Nach aufgehobener Tafel machte ich, wie ich es die andern tun sah, dem königlichen Paare das stumme Zeichen meiner Verehrung und war im Begriff, gleich jenen mich zu entfernen, als der König mich noch bleiben hieß und dann der Königin einen Wink gab. Hierauf kam dieselbe herbei und führte mich in ein besonderes Nebengemach, wo ich nun mit einer freudigen Überraschung mich ohne Zeugen dem hohen Paare gegenübergestellt fand. Beide taten eine Reihe von Fragen an mich, die ich nach bestem Vermögen beantwortete, deren Inhalt aber nicht in diese Blätter gehört. Mein Herz geriet dabei je mehr und mehr in eine hohe Bewegung.

Als 19 etwa nach einer halben Stunde eine kleine Stockung in dem Gespräche entstand und ich dem Könige so recht zuversichtlich in die Augen sah, befiel mich plötzlich eine über alles schmerzliche Empfindung. »Gott!« dachte ich, »wie unglücklich ist doch mein König!« und unwillkürlich erhoben sich meine Blicke sowie meine gefalteten Hände gen Himmel. Mein Atem stockte.

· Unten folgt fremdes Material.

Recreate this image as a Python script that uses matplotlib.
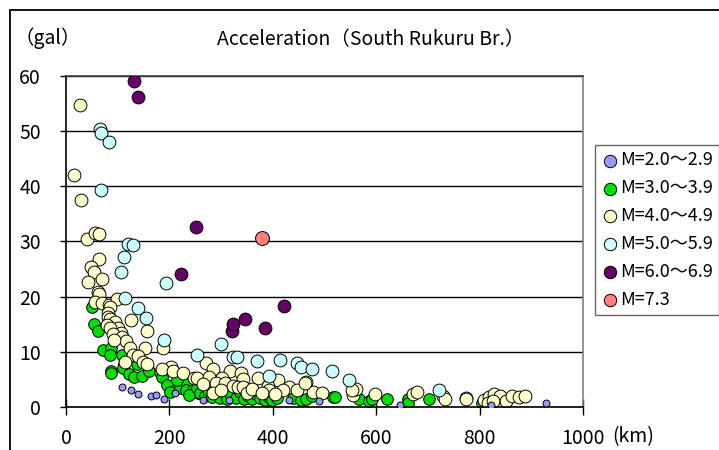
import matplotlib.pyplot as plt
from matplotlib.patches import Rectangle

# Fonts: Japanese gothic look, with fallback for plain latin glyphs:
plt.rcParams['font.family'] = ['Noto Sans CJK JP', 'DejaVu Sans']

# Distance (km) and acceleration (gal), one pair of lists per magnitude class:
m2_x = [108, 125, 139, 165, 174, 190, 211, 265, 316, 431, 490, 646, 823, 928]
m2_y = [3.7, 3.0, 2.4, 1.9, 2.2, 1.5, 2.5, 1.3, 1.3, 1.3, 1.1, 0.4, 0.4, 0.7]

m3_x = [50, 54, 61, 71, 88, 85, 109, 137, 113, 110, 88, 87, 122, 132, 147, 160, 182, 185,
        195, 201, 220, 232, 232, 215, 256, 245, 238, 253, 260, 268, 275, 282, 290, 298, 305,
        312, 320, 328, 336, 344, 352, 360, 368, 376, 384, 392, 398, 408, 440, 455, 465, 475,
        517, 521, 567, 587, 592, 620, 661, 661, 702, 805]
m3_y = [18.1, 15.0, 13.8, 10.3, 10.6, 9.5, 9.4, 7.7, 7.7, 7.1, 6.5, 6.2, 5.9, 5.5, 5.6, 6.6, 6.4, 5.5,
        4.0, 2.8, 3.4, 4.4, 3.1, 4.9, 2.5, 3.0, 2.2, 3.5, 2.5, 2.0, 3.0, 1.8, 2.5, 1.6, 2.8,
        1.5, 2.2, 1.7, 2.8, 1.5, 2.0, 1.4, 2.3, 1.6, 1.2, 1.8, 1.2, 1.6, 1.6, 1.3, 1.5, 1.9,
        1.8, 1.8, 1.4, 1.1, 1.4, 1.5, 1.4, 0.8, 1.4, 0.7]

m4_x = [28, 16, 29, 41, 56, 64, 64, 48, 55, 70, 42, 61, 64, 56, 70, 83, 99, 85, 81, 82, 85,
        126, 95, 80, 101, 86, 157, 107, 91, 109, 117, 93, 188, 153, 124, 129, 139, 149, 157,
        114, 203, 185, 207, 227, 248, 270, 285, 318, 338, 254, 276, 301, 343, 372, 411, 464,
        265, 291, 307, 432, 447, 478, 391, 392, 323, 332, 343, 420, 462, 495, 555, 560, 553,
        598, 671, 678, 730, 734, 774, 774, 808, 819, 828, 839, 852, 863, 877, 888, 816, 826,
        285, 300, 350, 360, 380, 405]
m4_y = [54.8, 42.0, 37.5, 30.4, 31.5, 31.4, 26.8, 25.3, 24.5, 23.2, 22.7, 20.9, 20.5, 19.1, 18.9,
        18.5, 19.5, 18.2, 17.1, 16.4, 15.9, 15.7, 15.4, 14.9, 14.4, 14.3, 13.8, 13.5, 13.2, 12.6,
        12.0, 12.1, 10.6, 10.6, 10.6, 9.4, 9.2, 8.1, 7.7, 8.2, 7.3, 6.8, 6.5, 6.1, 5.3, 7.9, 6.8,
        6.5, 6.1, 5.3, 5.4, 5.3, 5.1, 5.2, 4.9, 4.5, 4.2, 4.3, 4.3, 3.7, 3.1, 2.8, 3.8, 3.1, 3.8,
        3.7, 3.6, 3.1, 4.3, 2.5, 2.2, 3.2, 3.0, 2.3, 2.4, 2.7, 2.0, 1.4, 1.7, 1.4, 1.3, 1.8, 2.4,
        2.0, 1.0, 2.0, 1.8, 1.9, 0.8, 1.0, 2.6, 3.0, 2.6, 3.3, 2.6, 2.4]

m5_x = [66, 67, 83, 68, 120, 130, 112, 106, 193, 115, 139, 154, 190, 253, 299, 323, 330, 370,
        414, 446, 455, 475, 392, 515, 547, 721]
m5_y = [50.4, 49.6, 48.0, 39.3, 29.5, 29.3, 27.2, 24.5, 22.5, 19.8, 18.0, 16.1, 12.1, 9.4, 11.5,
        9.0, 9.0, 8.4, 8.5, 7.9, 7.3, 6.9, 5.6, 6.6, 4.8, 3.1]

m6_x = [131, 139, 222, 251, 321, 324, 346, 385, 422]
m6_y = [59.0, 56.2, 24.1, 32.6, 13.8, 15.0, 16.0, 14.3, 18.3]

m7_x = [379]
m7_y = [30.6]

labels = ['M=2.0～2.9', 'M=3.0～3.9', 'M=4.0～4.9', 'M=5.0～5.9', 'M=6.0～6.9', 'M=7.3']
colors = ['#9999FF', '#00E000', '#FFFFCC', '#CCFFFF', '#660066', '#FF8080']

fig = plt.figure(figsize=(7.19, 4.5), dpi=100)
ax = fig.add_axes([0.0918, 0.0956, 0.7190, 0.7356])

# Draw order: green at the back, then yellow, cyan, blue, purple, red:
series = [(m2_x, m2_y, 25, 5), (m3_x, m3_y, 70, 1), (m4_x, m4_y, 85, 2),
          (m5_x, m5_y, 85, 3), (m6_x, m6_y, 85, 6), (m7_x, m7_y, 100, 7)]
handles = []
for (xs, ys, size, z), label, color in zip(series, labels, colors):
    h = ax.scatter(xs, ys, s=size, c=color, edgecolors='black', linewidths=0.7,
                   label=label, zorder=z)
    handles.append(h)

ax.set_xlim(0, 1000)
ax.set_ylim(0, 60)
ax.set_xticks([0, 200, 400, 600, 800, 1000])
ax.set_yticks([0, 10, 20, 30, 40, 50, 60])
ax.yaxis.grid(True, color='black', linewidth=1.0)
ax.set_axisbelow(True)
ax.tick_params(axis='x', direction='inout', length=12, width=1, labelsize=14, pad=9)
ax.tick_params(axis='y', direction='out', length=4, width=1, labelsize=14, pad=14)
ax.spines['left'].set_color('black')
ax.spines['bottom'].set_color('black')
ax.spines['top'].set_color('#404040')
ax.spines['right'].set_color('#808080')
for s in ax.spines.values():
    s.set_linewidth(1.2)

# Texts around the plot:
fig.text(0.067, 0.916, '（gal）', ha='center', va='center', fontsize=14)
fig.text(0.516, 0.911, 'Acceleration（South Rukuru Br.）', ha='center', va='center', fontsize=14)
fig.text(612 / 719, 1 - 437 / 450, '(km)', ha='left', va='center', fontsize=14)

# Legend box on the right:
leg = ax.legend(handles=handles, loc='upper left', bbox_to_anchor=(595 / 719, 1 - 145 / 450),
                bbox_transform=fig.transFigure, frameon=True, fancybox=False, fontsize=13,
                handletextpad=0.05, labelspacing=0.55, borderpad=0.35, handlelength=1.0,
                borderaxespad=0, scatterpoints=1)
leg.get_frame().set_edgecolor('#404040')
leg.get_frame().set_linewidth(1.0)
for lh in leg.legend_handles:
    lh.set_sizes([80])

# Outer chart border that runs off the right and bottom edges:
fig.patches.append(Rectangle((10 / 719, -0.1), 1.2, 1.1 - 10 / 450, transform=fig.transFigure,
                             fill=False, edgecolor='black', linewidth=1.3))

plt.savefig('out.png', dpi=100)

Da legte mir der König seine Hand auf die Schulter und fragte mit unendlicher Güte: »Haben Sie noch etwas auf dem Herzen?« (Denn aus meinem seltsamen Benehmen mochte er schließen, daß ich vielleicht noch etwas zu erbitten wünschte.) – Nun aber brachen meine Gedanken in Worte aus: »Ach, wenn ich Ew. Majestät und meine gute Königin jetzt so vor mir sehe und bedenke das Unglück, was Sie noch immer so schwer zu tragen haben: dann ist mir's, als müßte mir das Herz aus dem Leibe entfallen. Gott erhalte Ew. Majestäten und gebe Ihnen Kraft und Stärke, daß Sie diese harte Schicksalsprüfung bald und glücklich überstehen mögen.«[338] Bei diesen meinen Worten senkte der König sein Haupt auf die Brust, und die hellen Tränen entfielen seinen Augen; die Königin aber streichelte ihm still die Wangen und weinte auch. Dieser erschütternde Anblick lockte auch mir die Zähren in die alten Augen, und mein Herz ward immer weiter, und ich sprach zu der hohen, herrlichen Frau: »Ja, Gott erhalte auch Sie, meine gute Königin! zum Troste meines Königs; denn ohne Sie wäre er schon vergangen in seinem Unglück.« – So standen wir beiderseits noch einige Minuten in herzinniger Bewegung, ohne daß unsre Augen trocken wurden. Nach dem ich mich jedoch ein wenig gefaßt hatte, drückte ich Ihren Majestäten meinen gerührten Dank aus für so viel erwiesene Gnade, und noch im Abgehen rief der König mir nach: »Halten Sie bei Ihrer guten Bürgerschaft auf Sitte und gute Ordnung!« – und mit der Antwort: »Daran soll es wahrlich nicht mangeln« – schied ich von dannen.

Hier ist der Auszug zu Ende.